The Museum of Three Cultures, Inc. Capitol University, Cagayan de Oro City marked an auspicious 7th day of January 2014 celebrating the stories of the community as part of the cultural mapping. The dynamic interaction with an elder from a community enriched the students and teachers of public and private elementary schools located in high-risk areas of Cagayan de Oro City, namely, Carmen, Macasandig, Consolacion, Puntod, Macabalan, Balulang, Camaman-an, Gusa, Lapasan, and Puerto.

According to de la Peña, “the folklore of place names is one repository of local knowledge which we can employ in knowing more about disaster. The history of places reveals olden natural and topographical features which are covered through time but could explain why disasters happen. These are revealed through oral accounts and transferred through time. There is a need to know more about the history of places for this reason and for another – to take care of our community as it is home.
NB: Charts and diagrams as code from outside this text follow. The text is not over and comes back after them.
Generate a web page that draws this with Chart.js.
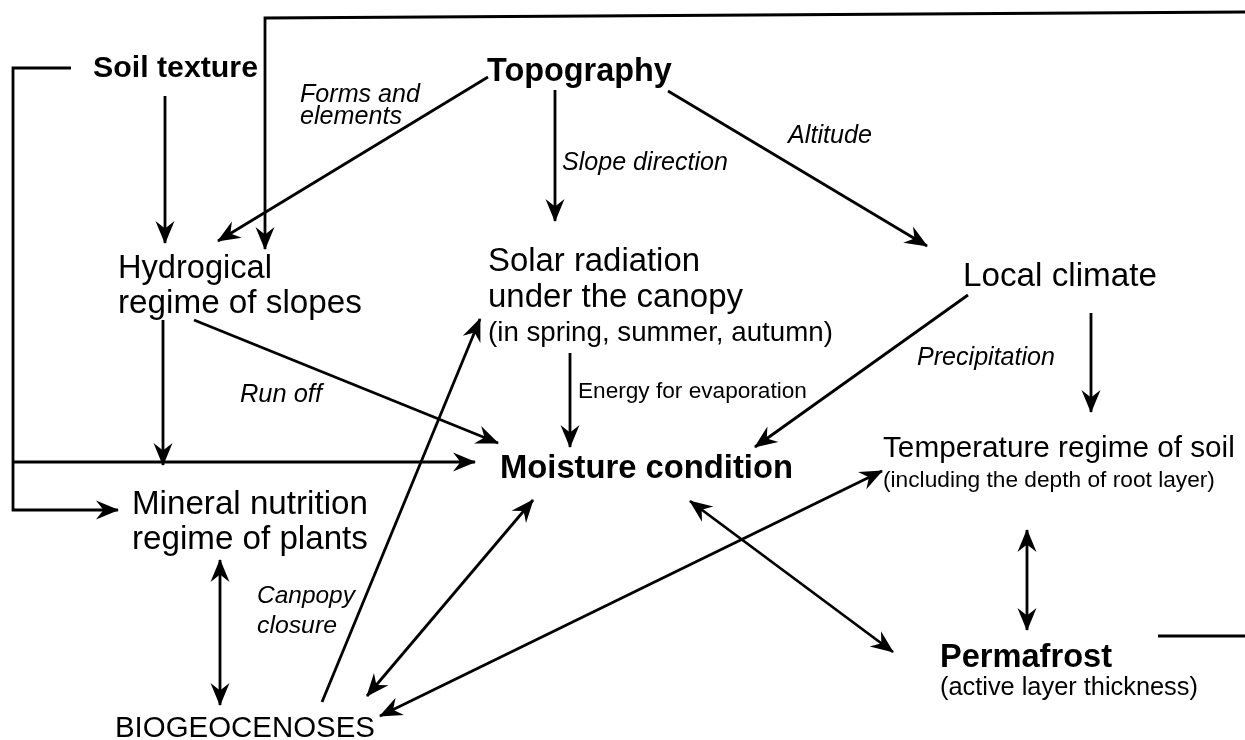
<!DOCTYPE html>
<html>
<head>
<meta charset="utf-8">
<title>Moisture condition diagram</title>
<script src="https://cdn.jsdelivr.net/npm/chart.js@4/dist/chart.umd.min.js"></script>
<style>
    html, body { margin: 0; padding: 0; background: #fff; }
    #diagram { display: block; }
</style>
</head>
<body>
<canvas id="diagram" width="1245" height="740"></canvas>
<script>
// Labels of the diagram (text + where they sit in the 1245 x 740 data space)
const labelText = [
    'Soil texture', 'Topography', 'Forms and', 'elements', 'Slope direction', 'Altitude',
    'Hydrogical', 'regime of slopes',
    'Solar radiation', 'under the canopy', '(in spring, summer, autumn)',
    'Local climate', 'Energy for evaporation', 'Run off', 'Precipitation',
    'Moisture condition', 'Temperature regime of soil', '(including the depth of root layer)',
    'Mineral nutrition', 'regime of plants', 'Canpopy', 'closure',
    'Permafrost', '(active layer thickness)', 'BIOGEOCENOSES'
];
const labelLeft  = [93, 487, 300, 300, 562, 788, 118, 118, 488, 488, 488, 963, 578, 240, 917, 500, 883, 883, 132, 132, 257, 257, 940, 940, 115];
const labelRight = [258, 672, 420, 402, 728, 872, 272, 362, 700, 743, 833, 1157, 807, 322, 1055, 793, 1235, 1215, 368, 368, 355, 337, 1112, 1198, 375];
const labelBase  = [77, 81, 102, 124, 170, 143, 278, 313, 271, 307, 341, 286, 398, 402, 365, 478, 457, 487, 514, 549, 603, 633, 667, 695, 737];
const labelKind  = ['b', 'b', 'i', 'i', 'i', 'i', 'r', 'r', 'r', 'r', 'r', 'r', 'r', 'i', 'i', 'b', 'r', 'r', 'r', 'r', 'i', 'i', 'b', 'r', 'r'];

// Connections: polylines in data space, and which ends get a head
const arrowPaths = [
    [[1245, 12], [265, 18], [265, 249]],            // frame from the right into hydrological regime
    [[71, 68], [13, 68], [13, 510], [118, 510]],    // soil texture -> mineral nutrition
    [[13, 462], [475, 462]],                        // soil texture -> moisture condition
    [[165, 96], [165, 243]],                        // soil texture -> hydrological
    [[488, 77], [218, 241]],                        // topography -> hydrological
    [[555, 90], [555, 221]],                        // topography -> solar radiation
    [[668, 91], [927, 246]],                        // topography -> local climate
    [[163, 320], [163, 465]],                       // hydrological -> mineral
    [[194, 320], [498, 443]],                       // run off
    [[570, 353], [570, 447]],                       // energy for evaporation
    [[968, 295], [755, 447]],                       // precipitation
    [[1091, 313], [1091, 412]],                     // local climate -> temperature
    [[322, 702], [480, 319]],                       // canopy closure -> solar radiation
    [[220, 560], [220, 705]],                       // mineral <-> biogeocenoses
    [[533, 500], [367, 696]],                       // moisture <-> biogeocenoses
    [[882, 471], [380, 716]],                       // temperature <-> biogeocenoses
    [[690, 501], [893, 652]],                       // moisture <-> permafrost
    [[1027, 530], [1027, 630]],                     // temperature <-> permafrost
    [[1158, 636], [1245, 636]]                      // stub on the right
];
const arrowHeads = ['end', 'end', 'end', 'end', 'end', 'end', 'end', 'end', 'end', 'end', 'end', 'end', 'end',
    'both', 'both', 'both', 'both', 'both', 'none'];

const FONT = '"Liberation Sans", Arial, Helvetica, sans-serif';

function drawHead(ctx, fx, fy, tx, ty) {
    let ang = Math.atan2(ty - fy, tx - fx);
    let L = 22, W = 9.5;
    ctx.save();
    ctx.translate(tx, ty);
    ctx.rotate(ang);
    ctx.beginPath();
    ctx.moveTo(1, 0);
    ctx.lineTo(-L, W);
    ctx.lineTo(-L * 0.66, 0);
    ctx.lineTo(-L, -W);
    ctx.closePath();
    ctx.fillStyle = '#000';
    ctx.fill();
    ctx.restore();
}

const diagramPlugin = {
    id: 'diagram',
    afterDatasetsDraw(chart) {
        const ctx = chart.ctx;
        const xs = chart.scales.x, ys = chart.scales.y;

        // arrow heads
        chart.data.datasets.forEach((ds, i) => {
            let pts = chart.getDatasetMeta(i).data;
            let head = arrowHeads[i];
            let n = pts.length;
            if (head === 'end' || head === 'both') {
                drawHead(ctx, pts[n - 2].x, pts[n - 2].y, pts[n - 1].x, pts[n - 1].y);
            }
            if (head === 'both') {
                drawHead(ctx, pts[1].x, pts[1].y, pts[0].x, pts[0].y);
            }
        });

        // labels, scaled to the width they take in the figure
        ctx.save();
        ctx.fillStyle = '#000';
        ctx.textBaseline = 'alphabetic';
        ctx.textAlign = 'left';
        labelText.forEach((txt, i) => {
            let style = labelKind[i] === 'b' ? 'bold' : (labelKind[i] === 'i' ? 'italic' : 'normal');
            ctx.font = style + ' 100px ' + FONT;
            let x0 = xs.getPixelForValue(labelLeft[i]);
            let x1 = xs.getPixelForValue(labelRight[i]);
            let size = 100 * (x1 - x0) / ctx.measureText(txt).width;
            ctx.font = style + ' ' + size.toFixed(2) + 'px ' + FONT;
            ctx.fillText(txt, x0, ys.getPixelForValue(labelBase[i]));
        });
        ctx.restore();
    }
};

const datasets = arrowPaths.map(path => ({
    data: path.map(p => ({x: p[0], y: p[1]})),
    showLine: true,
    borderColor: '#000',
    borderWidth: 2.8,
    pointRadius: 0,
    pointHoverRadius: 0,
    fill: false,
    tension: 0
}));

new Chart(document.getElementById('diagram'), {
    type: 'scatter',
    data: {datasets: datasets},
    options: {
        responsive: false,
        animation: false,
        events: [],
        layout: {padding: 0},
        plugins: {
            legend: {display: false},
            tooltip: {enabled: false}
        },
        scales: {
            x: {type: 'linear', min: 0, max: 1245, display: false},
            y: {type: 'linear', min: 0, max: 740, reverse: true, display: false}
        }
    },
    plugins: [diagramPlugin]
});
</script>
</body>
</html>
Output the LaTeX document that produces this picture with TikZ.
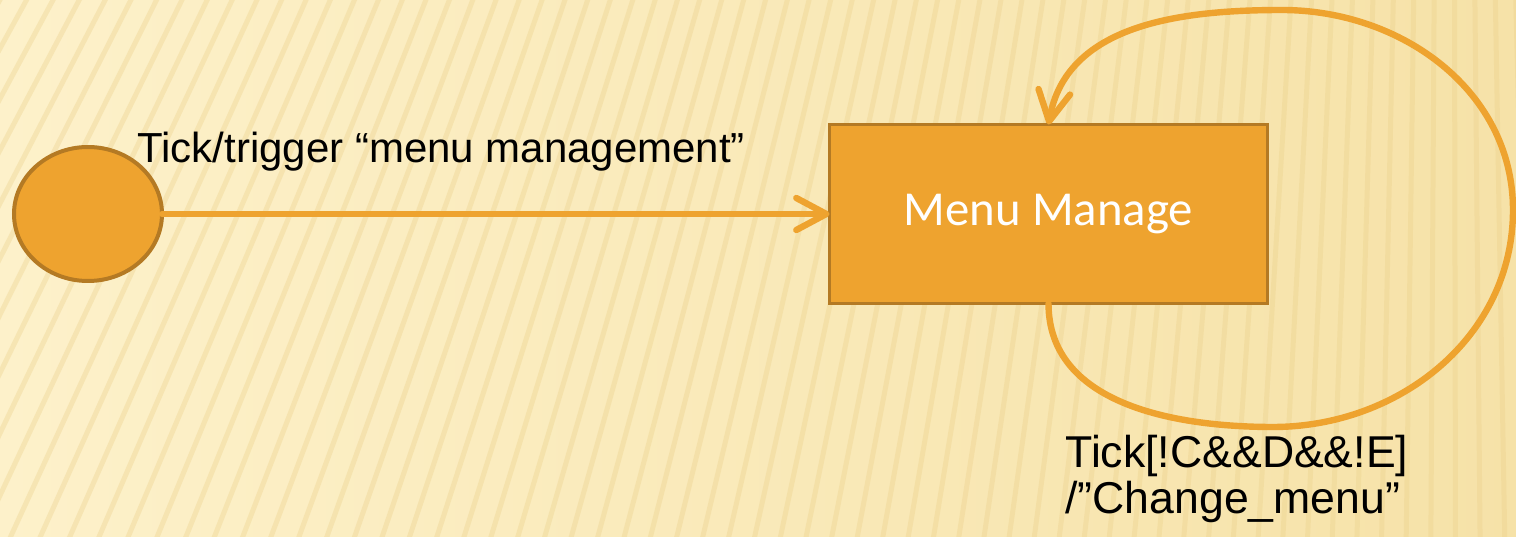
\documentclass[tikz,border=0pt]{standalone}
\usepackage{fontspec}
\setmainfont{Liberation Sans}
\newfontfamily\boxfont{Carlito}
\usepackage{tikz}
\usetikzlibrary{shapes.geometric,arrows.meta}
\definecolor{paper}{HTML}{FDF1CA}
\definecolor{paperdark}{HTML}{F6E2A8}
\definecolor{stripe}{HTML}{EBD08A}
\definecolor{fillor}{HTML}{EEA32F}
\definecolor{rim}{HTML}{B47A24}
\tikzset{
  state/.style={ellipse, draw=rim, fill=fillor, line width=2pt, minimum width=74pt, minimum height=67pt, inner sep=0pt, outer sep=0pt},
  box/.style={rectangle, draw=rim, fill=fillor, line width=1.6pt, minimum width=219pt, minimum height=89.5pt, outer sep=0pt, text=white, font=\boxfont\fontsize{24.4}{28}\selectfont},
  flow/.style={draw=fillor, line width=3.2pt, line cap=round, line join=round, -{Straight Barb[length=15pt,width=16pt,round]}},
  lab/.style={text=black, font=\fontsize{21}{23}\selectfont, inner sep=0pt},
}

\begin{document}
\begin{tikzpicture}[x=0.5pt,y=0.5pt]
  \useasboundingbox (0,0) rectangle (1516,536);
  % background
  \shade[left color=paper, right color=paperdark] (0,0) rectangle (1516,536);
  \begin{scope}
    \clip (0,0) rectangle (1516,536);
    \coordinate (P) at (1450,3136);
    \foreach \a in {239.5,239.95,...,272.5}
      \draw[stripe, line width=2.5pt, opacity=0.35] (P) -- ++(\a:3800);
  \end{scope}

  % states
  \node[state] (start) at (88,322) {};
  \node[box] (manage) at (1048.5,322) {Menu Manage};

  % loop points
  \coordinate (loopS) at (1273,109);
  \coordinate (loopE) at (1513,326);
  \coordinate (loopN) at (1282,526);

  % transitions
  \draw[flow] (start.east) -- (manage.west);
  \draw[flow] (manage.south) to[out=-90,in=180] (loopS)
    to[out=0,in=-90] (loopE) to[out=90,in=0] (loopN)
    to[out=180,in=80] (manage.north);

  % labels
  \node[lab, anchor=base west] (trig) at (137,373) {Tick/trigger “menu management”};
  \node[lab, font=\fontsize{22.3}{23}\selectfont, anchor=base west, align=left] (guard) at (1065,23) {Tick[!C\&\&D\&\&!E]\\/”Change\_menu”};
\end{tikzpicture}
\end{document}
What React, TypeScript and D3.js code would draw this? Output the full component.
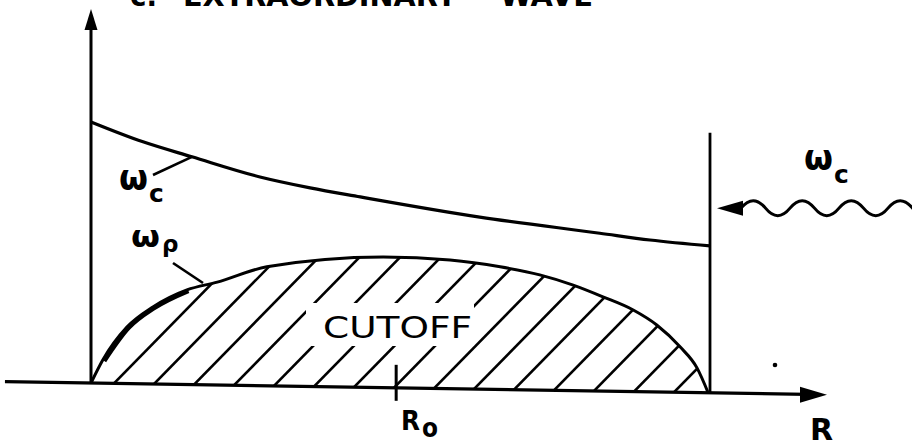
import React from "react";
import * as d3 from "d3";

// ---- data (R across the plasma, 0..100 ; frequency, 0..100) ----
const radiusWc = [0, 8.4, 16.3, 27.3, 35.4, 43.5, 62.8, 82.2, 90.3, 100];
const omegaC = [69.8, 64.7, 60.9, 55.8, 53.1, 50.9, 46.0, 42.2, 40.6, 39.3];

const radiusWp = [0, 1.9, 5.8, 10.0, 15.5, 20.4, 28.4, 47.2, 58.0, 66.1, 72.5, 77.9, 82.7, 87.6, 91.4, 95.2, 97.9, 99.7];
const omegaP = [0, 6.2, 15.1, 20.6, 25.3, 27.5, 31.8, 34.9, 34.4, 32.8, 30.8, 28.2, 25.2, 21.8, 17.9, 12.1, 6.6, 0];

const R0 = 49.3;
const wallR = 100;
const wallTop = 69.5;
const axisRExtent = [-13.9, 118.9];
const axisOmegaTop = 100;
const incomingOmega = 49.4;

const titleWords = ["c.", "EXTRAORDINARY", "WAVE"];
const cutoffLabel = "CUTOFF";

const FONT = "'DejaVu Sans', 'Liberation Sans', sans-serif";

export default function App() {
  const ORIGIN_X = 91;
  const ORIGIN_Y = 383;
  const SKEW = 0.0158;
  const x = d3.scaleLinear().domain([0, 100]).range([0, 619]);
  const y = d3.scaleLinear().domain([0, 100]).range([0, -374]);
  const sx = (r: number) => ORIGIN_X + x(r);
  const sy = (r: number, w: number) => ORIGIN_Y + y(w) + SKEW * x(r);

  const wcPts = radiusWc.map((r, i) => [r, omegaC[i]] as [number, number]);
  const wpPts = radiusWp.map((r, i) => [r, omegaP[i]] as [number, number]);

  const line = d3
    .line<[number, number]>()
    .x((d) => sx(d[0]))
    .y((d) => sy(d[0], d[1]))
    .curve(d3.curveMonotoneX);

  const area = d3
    .area<[number, number]>()
    .x((d) => sx(d[0]))
    .y0((d) => sy(d[0], 0))
    .y1((d) => sy(d[0], d[1]))
    .curve(d3.curveMonotoneX);

  // hatch lines
  const hatch: string[] = [];
  const slope = 1.02;
  for (let fx = 74; fx < 720; fx += 40) {
    const by = ORIGIN_Y + SKEW * (fx - ORIGIN_X);
    const x1 = fx - 60, y1 = by + 60 * slope;
    const x2 = fx + 260, y2 = by - 260 * slope;
    hatch.push(`M${x1},${y1}L${x2},${y2}`);
  }

  const axL = sx(axisRExtent[0]);
  const axR = sx(axisRExtent[1]);
  const ayL = sy(axisRExtent[0], 0);
  const ayR = sy(axisRExtent[1], 0);

  const yTop = sy(0, axisOmegaTop);

  // incoming wave (symbol)
  const tipX = sx(wallR) + 7;
  const tipY = sy(wallR + 1.1, incomingOmega);
  const headBase = tipX + 26;
  const h = 24.5;
  const amp = 7.5;
  let wave = `M${headBase - 2},${tipY} Q${headBase - 2 + h / 2},${tipY - 2 * amp} ${headBase - 2 + h},${tipY}`;
  for (let i = 2; i <= 9; i++) wave += ` T${headBase - 2 + i * h},${tipY}`;

  const stroke = "#000";

  return (
    <svg width={912} height={445} style={{ display: "block", position: "absolute", left: 0, top: 0, background: "#fff" }}>
      <defs>
        <clipPath id="wpClip">
          <path d={area(wpPts) || ""} />
        </clipPath>
      </defs>
      <rect x={0} y={0} width={912} height={445} fill="#fff" />

      {/* title (cut off at top in the reference) */}
      <g fontFamily={FONT} fontWeight="bold" fontSize={28} fill="#000">
        <text x={130} y={6} textLength={27} lengthAdjust="spacingAndGlyphs">{titleWords[0]}</text>
        <text x={183} y={6} textLength={274} lengthAdjust="spacingAndGlyphs">{titleWords[1]}</text>
        <text x={500} y={6} textLength={93} lengthAdjust="spacingAndGlyphs">{titleWords[2]}</text>
      </g>

      {/* hatched cutoff region */}
      <g clipPath="url(#wpClip)">
        {hatch.map((d, i) => (
          <path key={i} d={d} stroke={stroke} strokeWidth={2.6} fill="none" />
        ))}
      </g>
      <rect x={306} y={303} width={168} height={43} fill="#fff" />
      <text x={323} y={338} fontFamily={FONT} fontSize={31} textLength={149} lengthAdjust="spacingAndGlyphs">{cutoffLabel}</text>

      {/* omega_p curve */}
      <path d={line(wpPts) || ""} stroke={stroke} strokeWidth={3} fill="none" />
      <path d={line(wpPts.slice(1, 5)) || ""} stroke={stroke} strokeWidth={4.5} fill="none" transform="translate(1.5,1)" />
      {/* omega_c curve */}
      <path d={line(wcPts) || ""} stroke={stroke} strokeWidth={3.2} fill="none" />

      {/* vertical axis */}
      <line x1={sx(0)} y1={sy(0, 0)} x2={sx(0)} y2={yTop + 18} stroke={stroke} strokeWidth={3} />
      <path d={`M${sx(0)},${yTop} L${sx(0) - 6.5},${yTop + 21} L${sx(0) + 6.5},${yTop + 21} Z`} fill={stroke} />

      {/* horizontal R axis */}
      <line x1={axL} y1={ayL} x2={axR - 20} y2={ayR - 0.3} stroke={stroke} strokeWidth={3.2} />
      <path d={`M${axR},${ayR} L${axR - 27},${ayR - 8} L${axR - 27},${ayR + 8} Z`} fill={stroke} />

      {/* wall */}
      <line x1={sx(wallR)} y1={sy(wallR, 0)} x2={sx(wallR)} y2={sy(wallR, wallTop)} stroke={stroke} strokeWidth={2.8} />

      {/* R0 tick */}
      <line x1={sx(R0)} y1={sy(R0, 0) - 23} x2={sx(R0)} y2={sy(R0, 0) + 13} stroke={stroke} strokeWidth={3} />

      {/* incoming wave */}
      <path d={`M${tipX},${tipY} L${headBase},${tipY - 7.5} L${headBase},${tipY + 7.5} Z`} fill={stroke} />
      <path d={wave} stroke={stroke} strokeWidth={3} fill="none" />

      {/* leaders */}
      <line x1={153} y1={175} x2={sx(16.3)} y2={sy(16.3, 60.9)} stroke={stroke} strokeWidth={2.6} />
      <line x1={173} y1={263} x2={203} y2={283} stroke={stroke} strokeWidth={2.6} />

      {/* labels */}
      <g fontFamily={FONT} fill="#000" fontWeight="bold">
        <text x={119} y={190} fontSize={35} textLength={29} lengthAdjust="spacingAndGlyphs">ω</text>
        <text x={149} y={202} fontSize={25}>c</text>
        <text x={131} y={247} fontSize={30} textLength={29} lengthAdjust="spacingAndGlyphs">ω</text>
        <text x={162} y={252} fontSize={23}>ρ</text>
        <text x={804} y={170} fontSize={35} textLength={29} lengthAdjust="spacingAndGlyphs">ω</text>
        <text x={834} y={183} fontSize={25}>c</text>
        <text x={401} y={430} fontSize={27} textLength={19} lengthAdjust="spacingAndGlyphs">R</text>
        <text x={422} y={437} fontSize={26} textLength={16} lengthAdjust="spacingAndGlyphs">o</text>
        <text x={810} y={440} fontSize={30}>R</text>
      </g>
      <circle cx={775} cy={365} r={2.3} fill="#000" />
    </svg>
  );
}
Who can ever be prepared of a disaster? “Knowledge of the individual in protecting himself from calamities is much more important over technical solutions.

In the hope of producing a generation of disaster-prepared Filipinos, a community of disaster-knowledgeable residents is highly needed. This is much more practical measure for people to take good care of each other.

The cultural mapping workshop organized by Capitol University Museum of Three Cultures sponsored by the National Commission for Culture and the Arts was facilitated by seasoned visual artists Alma Quinto and the Siete Pesos team from Cagayan de Oro City with Oscar Floirendo, Nick Aca, Michael Bacol, Errol Balcos and Rosalie Zerrudo.

A visiting origami artist Jen Hagiwara from Japan gave basic origami workshop sponsored by Japan Foundation. The children learned the art of paper folding. The output of the cultural mapping workshop and origami sculptures is an ongoing exhibition at the Capitol University Museum of Three Cultures.

Published in the Sun.Star Cagayan de Oro newspaper on January 26, 2014.